3. Von wegen "Tatsachen plus Moral = Kritik"! Dieses Verfahren bringt so schnell keiner hin; und wenn er es versucht, wird er stets auf die Frage stoßen, ob er nicht einen frommen Wunsch mit "Zuständen" konfrontiert, die die eine oder andere Notwendigkeit auf ihrer Seite haben. Dann wird er zwar zum Verfechter lauter besserer Absichten, zum guten Menschen eben, der sich im Konditional alles anders vorstellt. Aber zum Kritisierten wird e r darüber. Die einschlägigen und billigen Zurechtweisungen lauten "unrealistisch" und "utopisches" Wunschdenken.

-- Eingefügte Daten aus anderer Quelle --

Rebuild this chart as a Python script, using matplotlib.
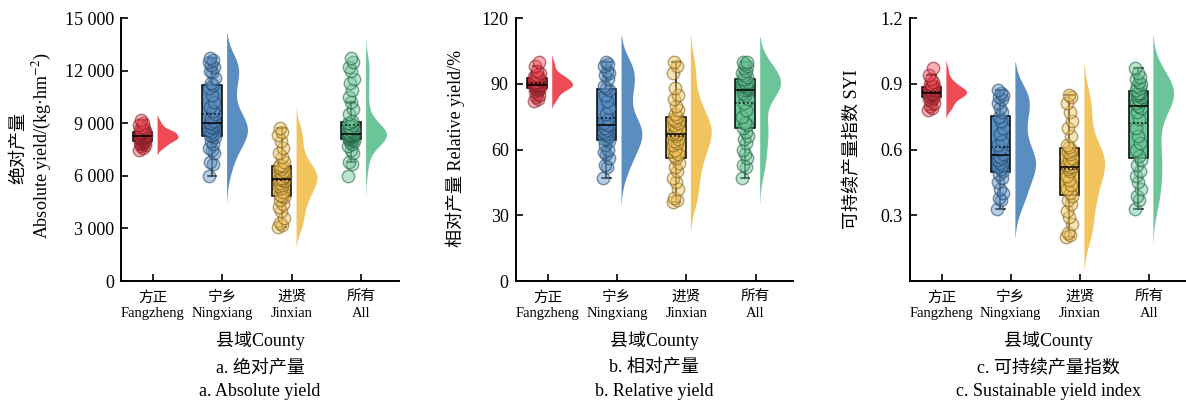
import numpy as np
import matplotlib
matplotlib.use("Agg")
import matplotlib.pyplot as plt
from matplotlib.colors import to_rgba

plt.rcParams['font.family'] = ['Liberation Serif', 'Noto Sans CJK SC']
plt.rcParams['mathtext.fontset'] = 'stix'

# ---- data ----
counties_cn = ['方正', '宁乡', '进贤', '所有']
counties_en = ['Fangzheng', 'Ningxiang', 'Jinxian', 'All']
colors = ['#EE4B55', '#5B8EC0', '#F2C45E', '#6CC598']
edge_colors = ['#7A1820', '#1F4468', '#7A5E18', '#1E5E3E']

# absolute yield, kg/hm2
abs_fangzheng = [7500, 7600, 7700, 7750, 7800, 7850, 7900, 7950, 8000, 8000, 8050, 8100,
                 8100, 8150, 8150, 8200, 8200, 8200, 8250, 8250, 8300, 8350, 8400, 8400,
                 8450, 8450, 8500, 8500, 8500, 8550, 8600, 8650, 8700, 8800, 8900, 9000, 9200]
abs_ningxiang = [6000, 6700, 6800, 7300, 7500, 7600, 7800, 8000, 8200, 8250, 8300, 8400,
                 8500, 8600, 8700, 8800, 8900, 9000, 9000, 9100, 9300, 9500, 9700, 9900,
                 10200, 10600, 11000, 11200, 11300, 11600, 11900, 12000, 12200, 12300,
                 12500, 12600, 12700]
abs_jinxian = [3100, 3200, 3300, 3600, 4000, 4200, 4400, 4600, 4800, 4850, 4900, 5100,
               5300, 5400, 5500, 5600, 5700, 5750, 5800, 5850, 5900, 6000, 6100, 6200,
               6300, 6400, 6500, 6550, 6600, 6800, 7100, 7300, 7600, 8000, 8300, 8500, 8700]
abs_all = [6000, 6700, 6800, 7300, 7500, 7700, 7800, 7900, 8000, 8050, 8100, 8100, 8150,
           8200, 8200, 8250, 8250, 8300, 8300, 8350, 8350, 8400, 8400, 8400, 8450, 8500,
           8500, 8550, 8600, 8650, 8700, 8800, 8900, 9000, 9000, 9100, 9500, 9800, 10200,
           10500, 10900, 11300, 11500, 12000, 12200, 12500, 12700]

# relative yield, %
rel_fangzheng = [82, 83, 84, 85, 86, 86.5, 87, 87.5, 88, 88, 88.5, 89, 89, 89.5, 89.5,
                 89.5, 89.5, 90, 90.5, 91, 91, 91.5, 92, 92, 92.5, 93, 93, 93.5, 94, 95,
                 96, 98, 100]
rel_ningxiang = [47, 52, 53, 56, 58, 59, 60, 62, 64, 65, 65, 66, 67, 68, 69, 70, 71, 71,
                 72, 74, 76, 79, 82, 85, 87, 88, 89, 92, 94, 95, 96, 98, 99, 100]
rel_jinxian = [36, 37, 38, 42, 45, 47, 50, 52, 54, 56, 57, 58, 60, 62, 63, 64, 65, 66, 67,
               67, 68, 69, 70, 71, 72, 73, 74, 75, 76, 78, 80, 83, 85, 88, 95, 98, 100]
rel_all = [47, 52, 53, 56, 58, 60, 63, 65, 66, 68, 70, 71, 72, 75, 78, 81, 83, 85, 86, 87,
           87, 88, 88, 89, 89, 90, 90, 90, 91, 91, 92, 92, 93, 94, 95, 96, 97, 98, 99,
           100, 100]

# sustainable yield index
syi_fangzheng = [0.78, 0.79, 0.80, 0.81, 0.82, 0.83, 0.835, 0.84, 0.845, 0.85, 0.85, 0.855,
                 0.86, 0.86, 0.86, 0.865, 0.87, 0.87, 0.875, 0.88, 0.885, 0.89, 0.895,
                 0.90, 0.91, 0.92, 0.94, 0.97]
syi_ningxiang = [0.33, 0.37, 0.38, 0.40, 0.42, 0.45, 0.47, 0.49, 0.50, 0.51, 0.52, 0.53,
                 0.54, 0.55, 0.56, 0.57, 0.58, 0.60, 0.62, 0.64, 0.67, 0.70, 0.73, 0.75,
                 0.77, 0.79, 0.81, 0.83, 0.84, 0.85, 0.86, 0.87]
syi_jinxian = [0.20, 0.21, 0.22, 0.26, 0.29, 0.32, 0.35, 0.37, 0.39, 0.40, 0.42, 0.44,
               0.46, 0.48, 0.50, 0.51, 0.52, 0.52, 0.53, 0.54, 0.55, 0.56, 0.58, 0.59,
               0.60, 0.61, 0.62, 0.66, 0.70, 0.73, 0.77, 0.81, 0.84, 0.85]
syi_all = [0.33, 0.37, 0.39, 0.42, 0.45, 0.48, 0.50, 0.53, 0.55, 0.57, 0.60, 0.63, 0.66,
           0.70, 0.74, 0.77, 0.79, 0.80, 0.81, 0.82, 0.83, 0.84, 0.85, 0.85, 0.86, 0.86,
           0.87, 0.88, 0.89, 0.90, 0.91, 0.92, 0.93, 0.95, 0.97]

abs_ticks = [0, 3000, 6000, 9000, 12000, 15000]
abs_ticklabels = ['0', '3 000', '6 000', '9 000', '12 000', '15 000']
rel_ticks = [0, 30, 60, 90, 120]
syi_ticks = [0.3, 0.6, 0.9, 1.2]


def kde(v, cut=2, adjust=0.8):
    v = np.asarray(v, float)
    bw = v.std(ddof=1) * len(v) ** (-1 / 5) * adjust
    grid = np.linspace(v.min() - cut * bw, v.max() + cut * bw, 300)
    dens = np.exp(-0.5 * ((grid[:, None] - v[None, :]) / bw) ** 2).sum(1)
    return grid, dens / dens.max()


def raincloud(ax, groups):
    for i, vals in enumerate(groups):
        vals = np.asarray(vals, float)
        bx = i - 0.15
        # half violin
        g, d = kde(vals)
        ax.fill_betweenx(g, i + 0.06, i + 0.06 + 0.3 * d, color=colors[i], lw=0, zorder=1)
        # box
        bp = ax.boxplot(vals, positions=[bx], widths=0.28, patch_artist=True,
                        showfliers=False, showmeans=True, meanline=True,
                        boxprops=dict(facecolor=colors[i], edgecolor='black', lw=1.1),
                        medianprops=dict(color='black', lw=1.1),
                        meanprops=dict(color='black', ls=':', lw=1.1),
                        whiskerprops=dict(color='black', lw=1.1),
                        capprops=dict(color='black', lw=1.1), capwidths=0.12)
        for a in bp['boxes']:
            a.set_zorder(2)
        for k in ['whiskers', 'caps']:
            for a in bp[k]:
                a.set_zorder(2.5)
        for k in ['medians', 'means']:
            for a in bp[k]:
                a.set_zorder(4)
        # jittered points
        n = len(vals)
        offs = ((np.arange(n) * 0.618034) % 1 - 0.5) * 0.09
        ax.scatter(bx + offs, vals, s=80, facecolor=to_rgba(colors[i], 0.45),
                   edgecolor=to_rgba(edge_colors[i], 0.55), lw=1.0, zorder=3)


def style(ax):
    for s in ['top', 'right']:
        ax.spines[s].set_visible(False)
    for s in ['left', 'bottom']:
        ax.spines[s].set_linewidth(1.4)
    ax.tick_params(direction='in', length=5, width=1.2, pad=5)
    ax.tick_params(axis='y', labelsize=13)
    ax.tick_params(axis='x', pad=7)
    ax.set_xlim(-0.46, 3.54)
    ax.set_xticks(range(4))
    ax.set_xticklabels([c + '\n' + e for c, e in zip(counties_cn, counties_en)],
                       fontsize=10.5, linespacing=1.3)
    ax.text(0.5, -0.228, '县域County', transform=ax.transAxes, ha='center', va='center',
            fontsize=13)


fig = plt.figure(figsize=(11.86, 4.03), dpi=100)
ax1 = fig.add_axes([0.102, 0.3027, 0.2344, 0.6526])
ax2 = fig.add_axes([0.4348, 0.3027, 0.2338, 0.6526])
ax3 = fig.add_axes([0.7673, 0.3027, 0.2327, 0.6526])

raincloud(ax1, [abs_fangzheng, abs_ningxiang, abs_jinxian, abs_all])
raincloud(ax2, [rel_fangzheng, rel_ningxiang, rel_jinxian, rel_all])
raincloud(ax3, [syi_fangzheng, syi_ningxiang, syi_jinxian, syi_all])

for ax in (ax1, ax2, ax3):
    style(ax)

ax1.set_ylim(0, 15000)
ax1.set_yticks(abs_ticks)
ax1.set_yticklabels(abs_ticklabels)
ax1.text(-0.370, 0.507, '绝对产量', transform=ax1.transAxes, rotation=90,
         ha='center', va='center', fontsize=13)
ax1.text(-0.284, 0.513, 'Absolute yield/(kg·hm$^{-2}$)', transform=ax1.transAxes,
         rotation=90, ha='center', va='center', fontsize=13)

ax2.set_ylim(0, 120)
ax2.set_yticks(rel_ticks)
ax2.text(-0.219, 0.504, '相对产量 Relative yield/%', transform=ax2.transAxes,
         rotation=90, ha='center', va='center', fontsize=13)

ax3.set_ylim(0, 1.2)
ax3.set_yticks(syi_ticks)
ax3.set_yticklabels(['%.1f' % t for t in syi_ticks])
ax3.text(-0.210, 0.5, '可持续产量指数 SYI', transform=ax3.transAxes,
         rotation=90, ha='center', va='center', fontsize=13)

captions = [('a. 绝对产量', 'a. Absolute yield'),
            ('b. 相对产量', 'b. Relative yield'),
            ('c. 可持续产量指数', 'c. Sustainable yield index')]
for ax, (c1, c2) in zip((ax1, ax2, ax3), captions):
    ax.text(0.5, -0.331, c1, transform=ax.transAxes, ha='center', va='center', fontsize=13)
    ax.text(0.5, -0.422, c2, transform=ax.transAxes, ha='center', va='center', fontsize=13)

fig.savefig('out.png', dpi=100)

Diesen Vorwurf kann man sich durch eine dritte "Sorte von Kritik" ersparen, die bei Dir gar nicht vorkommt. Wenn es schon unter den maßgeblichen Parteigängern der "Realität" üblich ist, sich auf "Notwendigkeiten" und "Sachzwänge" zu berufen, dann sollte man sich über diese erst einmal Rechenschaft ablegen. Sich also ein Wissen verschaffen darüber, warum welche Zwecke und Mittel zum gültigen Programm geworden sind. Dann braucht man zum Vergleich auch keine Moral mehr. Das Interesse reicht da völlig aus, zumal es auch - am Wissen über die Gründe gemessen - Aufschluß über die einzig "realistischen", weil notwendigen Wege der Veränderung gibt. Gewisse Feindseligkeiten bleiben allerdings bei diesem Verfahren nicht aus.
Aber die moralischen "Traumtänzer" (Strauß, Zimmermann, Wörner etc.) landen ja auch im Verfassungsschutzbericht.